=== DATA EXTRACT ===
◇ ◇ ◇

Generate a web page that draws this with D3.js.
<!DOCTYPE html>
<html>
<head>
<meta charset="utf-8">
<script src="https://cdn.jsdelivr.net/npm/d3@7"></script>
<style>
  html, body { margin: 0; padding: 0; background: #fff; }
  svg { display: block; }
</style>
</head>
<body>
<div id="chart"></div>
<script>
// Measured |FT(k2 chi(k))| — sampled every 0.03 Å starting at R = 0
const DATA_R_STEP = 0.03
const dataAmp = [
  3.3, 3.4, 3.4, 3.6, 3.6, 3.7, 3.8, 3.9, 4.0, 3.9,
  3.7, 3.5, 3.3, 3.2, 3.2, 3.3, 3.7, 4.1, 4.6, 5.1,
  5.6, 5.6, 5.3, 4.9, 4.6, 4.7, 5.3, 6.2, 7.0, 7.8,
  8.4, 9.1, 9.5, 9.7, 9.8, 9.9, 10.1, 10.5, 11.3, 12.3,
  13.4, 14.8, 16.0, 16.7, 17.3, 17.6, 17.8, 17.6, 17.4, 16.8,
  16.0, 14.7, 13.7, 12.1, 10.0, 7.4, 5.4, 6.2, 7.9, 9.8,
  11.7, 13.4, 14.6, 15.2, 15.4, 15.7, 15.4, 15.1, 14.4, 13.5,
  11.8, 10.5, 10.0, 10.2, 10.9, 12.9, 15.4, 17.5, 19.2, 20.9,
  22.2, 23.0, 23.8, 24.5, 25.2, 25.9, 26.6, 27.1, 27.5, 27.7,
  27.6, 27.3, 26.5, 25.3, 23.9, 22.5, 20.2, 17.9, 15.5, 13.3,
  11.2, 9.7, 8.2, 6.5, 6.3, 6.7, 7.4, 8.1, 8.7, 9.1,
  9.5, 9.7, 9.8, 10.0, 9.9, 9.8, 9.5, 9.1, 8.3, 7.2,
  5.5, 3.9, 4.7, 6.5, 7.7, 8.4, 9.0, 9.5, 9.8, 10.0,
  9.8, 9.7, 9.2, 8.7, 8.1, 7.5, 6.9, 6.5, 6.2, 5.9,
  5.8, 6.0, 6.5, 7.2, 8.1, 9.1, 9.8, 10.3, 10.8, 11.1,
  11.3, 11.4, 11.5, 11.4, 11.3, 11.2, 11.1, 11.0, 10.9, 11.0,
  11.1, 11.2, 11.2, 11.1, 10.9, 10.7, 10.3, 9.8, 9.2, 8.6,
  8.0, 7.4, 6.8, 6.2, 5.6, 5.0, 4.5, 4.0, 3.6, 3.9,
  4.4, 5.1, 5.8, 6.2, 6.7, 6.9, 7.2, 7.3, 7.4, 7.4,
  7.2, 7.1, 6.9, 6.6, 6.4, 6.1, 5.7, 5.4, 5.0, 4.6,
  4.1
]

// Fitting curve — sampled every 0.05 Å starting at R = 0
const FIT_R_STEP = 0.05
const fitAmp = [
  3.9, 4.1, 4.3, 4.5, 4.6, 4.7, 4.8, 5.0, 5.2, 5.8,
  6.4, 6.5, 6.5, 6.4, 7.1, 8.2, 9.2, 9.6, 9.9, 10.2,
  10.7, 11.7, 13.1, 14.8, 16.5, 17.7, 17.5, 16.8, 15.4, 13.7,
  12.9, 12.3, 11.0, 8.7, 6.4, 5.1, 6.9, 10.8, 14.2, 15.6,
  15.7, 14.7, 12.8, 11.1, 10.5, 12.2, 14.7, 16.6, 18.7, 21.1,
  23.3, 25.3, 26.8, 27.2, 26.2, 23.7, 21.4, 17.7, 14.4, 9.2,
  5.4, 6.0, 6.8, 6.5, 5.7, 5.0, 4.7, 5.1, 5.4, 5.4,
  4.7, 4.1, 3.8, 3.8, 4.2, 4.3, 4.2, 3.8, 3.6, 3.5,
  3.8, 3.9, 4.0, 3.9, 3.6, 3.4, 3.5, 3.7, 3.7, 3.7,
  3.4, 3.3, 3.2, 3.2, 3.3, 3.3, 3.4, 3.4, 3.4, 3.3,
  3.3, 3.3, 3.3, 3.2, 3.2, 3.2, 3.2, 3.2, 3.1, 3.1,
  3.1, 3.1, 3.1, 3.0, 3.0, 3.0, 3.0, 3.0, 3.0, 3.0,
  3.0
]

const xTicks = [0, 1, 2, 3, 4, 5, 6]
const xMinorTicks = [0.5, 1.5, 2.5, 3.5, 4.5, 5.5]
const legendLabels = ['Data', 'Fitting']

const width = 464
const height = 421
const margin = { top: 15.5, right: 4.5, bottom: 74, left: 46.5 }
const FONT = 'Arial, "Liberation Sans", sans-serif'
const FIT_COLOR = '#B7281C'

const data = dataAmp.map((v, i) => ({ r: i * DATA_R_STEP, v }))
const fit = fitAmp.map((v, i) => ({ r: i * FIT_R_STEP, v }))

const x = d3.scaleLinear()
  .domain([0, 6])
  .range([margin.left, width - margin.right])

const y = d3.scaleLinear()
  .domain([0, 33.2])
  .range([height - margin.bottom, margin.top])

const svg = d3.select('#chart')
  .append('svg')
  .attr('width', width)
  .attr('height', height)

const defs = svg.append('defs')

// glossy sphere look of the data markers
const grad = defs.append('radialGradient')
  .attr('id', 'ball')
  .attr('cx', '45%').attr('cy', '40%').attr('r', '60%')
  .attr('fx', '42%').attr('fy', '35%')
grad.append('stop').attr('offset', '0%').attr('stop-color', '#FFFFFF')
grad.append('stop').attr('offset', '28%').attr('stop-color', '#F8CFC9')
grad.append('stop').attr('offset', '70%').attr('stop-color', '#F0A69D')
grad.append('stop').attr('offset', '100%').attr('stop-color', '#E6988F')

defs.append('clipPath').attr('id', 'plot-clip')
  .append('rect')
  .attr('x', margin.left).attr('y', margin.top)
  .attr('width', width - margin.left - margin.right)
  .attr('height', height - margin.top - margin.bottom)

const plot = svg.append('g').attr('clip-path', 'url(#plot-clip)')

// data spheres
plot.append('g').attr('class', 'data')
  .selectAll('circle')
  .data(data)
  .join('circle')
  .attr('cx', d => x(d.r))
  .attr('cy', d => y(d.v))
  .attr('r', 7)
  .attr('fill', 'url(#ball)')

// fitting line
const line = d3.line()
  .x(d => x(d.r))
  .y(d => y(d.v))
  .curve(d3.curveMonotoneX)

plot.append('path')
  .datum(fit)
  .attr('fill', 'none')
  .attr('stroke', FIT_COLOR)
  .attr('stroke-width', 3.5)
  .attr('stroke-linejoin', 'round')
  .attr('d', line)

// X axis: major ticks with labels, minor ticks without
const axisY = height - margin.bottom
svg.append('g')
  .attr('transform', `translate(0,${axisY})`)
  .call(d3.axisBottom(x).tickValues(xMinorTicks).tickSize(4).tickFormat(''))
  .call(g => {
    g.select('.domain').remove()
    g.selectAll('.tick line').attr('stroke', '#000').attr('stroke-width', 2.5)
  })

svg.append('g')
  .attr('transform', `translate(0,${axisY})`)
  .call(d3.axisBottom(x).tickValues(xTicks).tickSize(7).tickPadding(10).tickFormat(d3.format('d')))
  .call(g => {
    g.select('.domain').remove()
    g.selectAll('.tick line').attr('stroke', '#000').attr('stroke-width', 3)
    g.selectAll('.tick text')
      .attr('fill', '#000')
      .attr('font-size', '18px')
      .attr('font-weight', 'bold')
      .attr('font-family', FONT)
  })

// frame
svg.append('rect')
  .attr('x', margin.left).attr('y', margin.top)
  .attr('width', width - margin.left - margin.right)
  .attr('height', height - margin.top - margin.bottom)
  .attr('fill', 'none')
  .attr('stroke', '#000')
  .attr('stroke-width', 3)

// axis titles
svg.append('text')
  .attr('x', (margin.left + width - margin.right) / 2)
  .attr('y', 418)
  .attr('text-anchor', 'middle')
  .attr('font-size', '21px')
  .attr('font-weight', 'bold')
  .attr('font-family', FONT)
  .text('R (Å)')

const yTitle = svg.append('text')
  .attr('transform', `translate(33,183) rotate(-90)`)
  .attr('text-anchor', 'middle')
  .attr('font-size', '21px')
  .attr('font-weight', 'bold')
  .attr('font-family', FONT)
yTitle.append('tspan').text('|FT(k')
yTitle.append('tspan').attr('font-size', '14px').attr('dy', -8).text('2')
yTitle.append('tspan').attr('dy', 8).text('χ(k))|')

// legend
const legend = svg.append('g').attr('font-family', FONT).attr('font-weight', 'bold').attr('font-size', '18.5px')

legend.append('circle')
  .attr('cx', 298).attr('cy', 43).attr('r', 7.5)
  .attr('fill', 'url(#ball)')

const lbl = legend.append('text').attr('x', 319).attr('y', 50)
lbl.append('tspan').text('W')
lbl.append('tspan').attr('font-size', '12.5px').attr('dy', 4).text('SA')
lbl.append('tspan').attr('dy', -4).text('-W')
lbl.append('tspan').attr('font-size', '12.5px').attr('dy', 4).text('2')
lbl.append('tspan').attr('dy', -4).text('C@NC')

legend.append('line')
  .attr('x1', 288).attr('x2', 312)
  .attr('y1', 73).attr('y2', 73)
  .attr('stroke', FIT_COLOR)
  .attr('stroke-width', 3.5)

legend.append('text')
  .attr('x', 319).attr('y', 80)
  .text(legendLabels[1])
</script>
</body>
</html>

◇ ◇ ◇

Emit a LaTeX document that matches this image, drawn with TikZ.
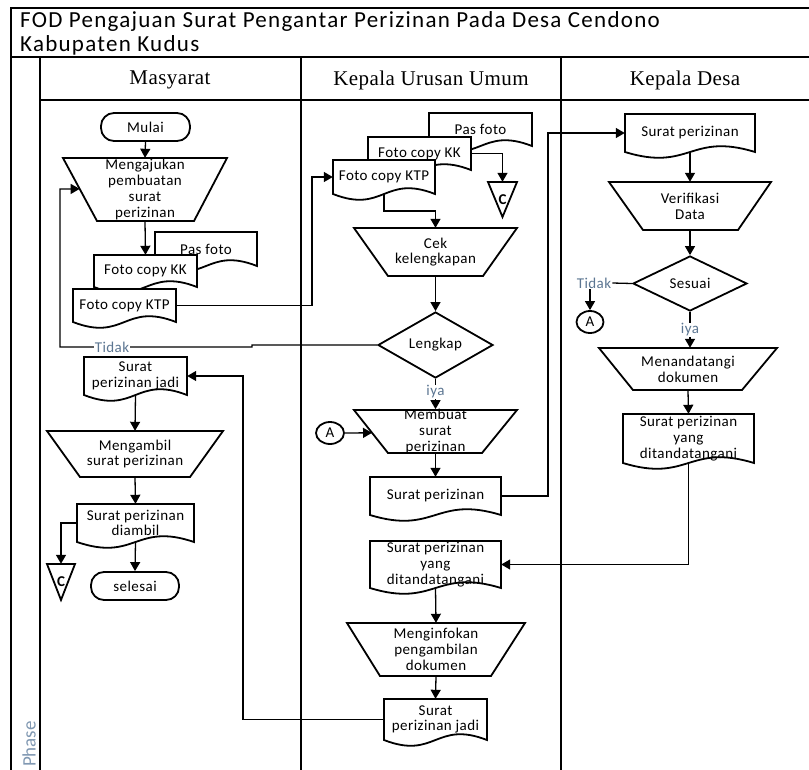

◇ ◇ ◇

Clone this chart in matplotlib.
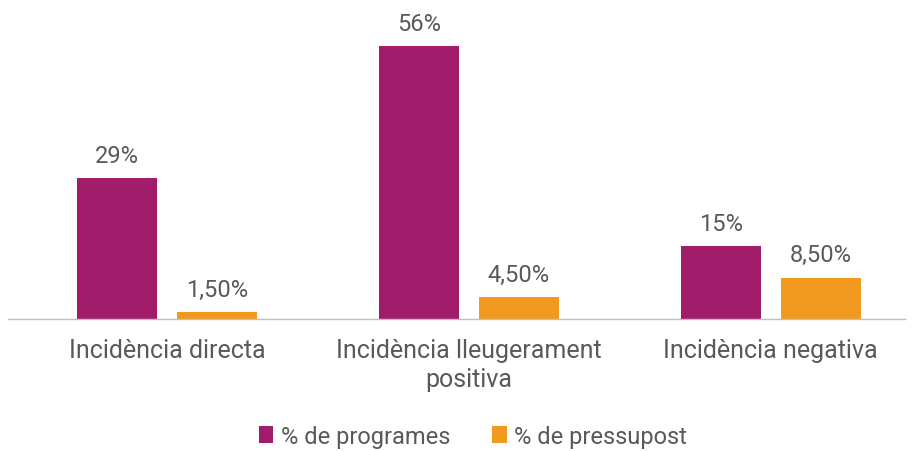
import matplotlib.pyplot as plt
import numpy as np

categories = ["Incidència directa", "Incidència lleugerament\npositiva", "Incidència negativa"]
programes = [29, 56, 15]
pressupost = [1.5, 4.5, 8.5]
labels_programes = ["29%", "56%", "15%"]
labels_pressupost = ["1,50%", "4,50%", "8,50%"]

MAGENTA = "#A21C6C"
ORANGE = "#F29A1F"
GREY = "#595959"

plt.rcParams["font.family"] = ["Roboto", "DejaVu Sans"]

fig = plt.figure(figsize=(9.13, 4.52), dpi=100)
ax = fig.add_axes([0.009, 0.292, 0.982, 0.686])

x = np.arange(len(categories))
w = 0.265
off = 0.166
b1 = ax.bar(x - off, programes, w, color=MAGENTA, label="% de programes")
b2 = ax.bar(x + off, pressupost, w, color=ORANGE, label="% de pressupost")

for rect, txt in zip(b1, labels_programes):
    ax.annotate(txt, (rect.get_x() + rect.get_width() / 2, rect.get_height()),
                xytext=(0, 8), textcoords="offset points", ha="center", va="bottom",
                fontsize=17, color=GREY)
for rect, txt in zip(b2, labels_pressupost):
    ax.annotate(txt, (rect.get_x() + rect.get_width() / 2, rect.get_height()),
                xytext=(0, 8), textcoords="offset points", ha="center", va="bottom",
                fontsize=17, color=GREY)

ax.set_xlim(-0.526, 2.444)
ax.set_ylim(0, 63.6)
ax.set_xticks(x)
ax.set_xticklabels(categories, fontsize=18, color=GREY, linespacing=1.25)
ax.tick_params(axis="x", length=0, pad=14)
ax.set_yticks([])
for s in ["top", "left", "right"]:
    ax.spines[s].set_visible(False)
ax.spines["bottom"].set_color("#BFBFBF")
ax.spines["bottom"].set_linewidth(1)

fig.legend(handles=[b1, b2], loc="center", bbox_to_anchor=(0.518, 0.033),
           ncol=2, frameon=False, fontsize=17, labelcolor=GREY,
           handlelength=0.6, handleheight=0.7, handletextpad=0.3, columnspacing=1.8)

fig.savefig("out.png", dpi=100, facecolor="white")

◇ ◇ ◇

=== WHAT YOU HAVE TO DO ===
Exactly the lines from the one with "Clone this chart in matplotlib." through the one with "b2 = ax.bar(x" are to be reproduced, and no pictures with them.

=== COMPLETED EXERCISE ===
Clone this chart in matplotlib.
import matplotlib.pyplot as plt
import numpy as np

categories = ["Incidència directa", "Incidència lleugerament\npositiva", "Incidència negativa"]
programes = [29, 56, 15]
pressupost = [1.5, 4.5, 8.5]
labels_programes = ["29%", "56%", "15%"]
labels_pressupost = ["1,50%", "4,50%", "8,50%"]

MAGENTA = "#A21C6C"
ORANGE = "#F29A1F"
GREY = "#595959"

plt.rcParams["font.family"] = ["Roboto", "DejaVu Sans"]

fig = plt.figure(figsize=(9.13, 4.52), dpi=100)
ax = fig.add_axes([0.009, 0.292, 0.982, 0.686])

x = np.arange(len(categories))
w = 0.265
off = 0.166
b1 = ax.bar(x - off, programes, w, color=MAGENTA, label="% de programes")
b2 = ax.bar(x + off, pressupost, w, color=ORANGE, label="% de pressupost")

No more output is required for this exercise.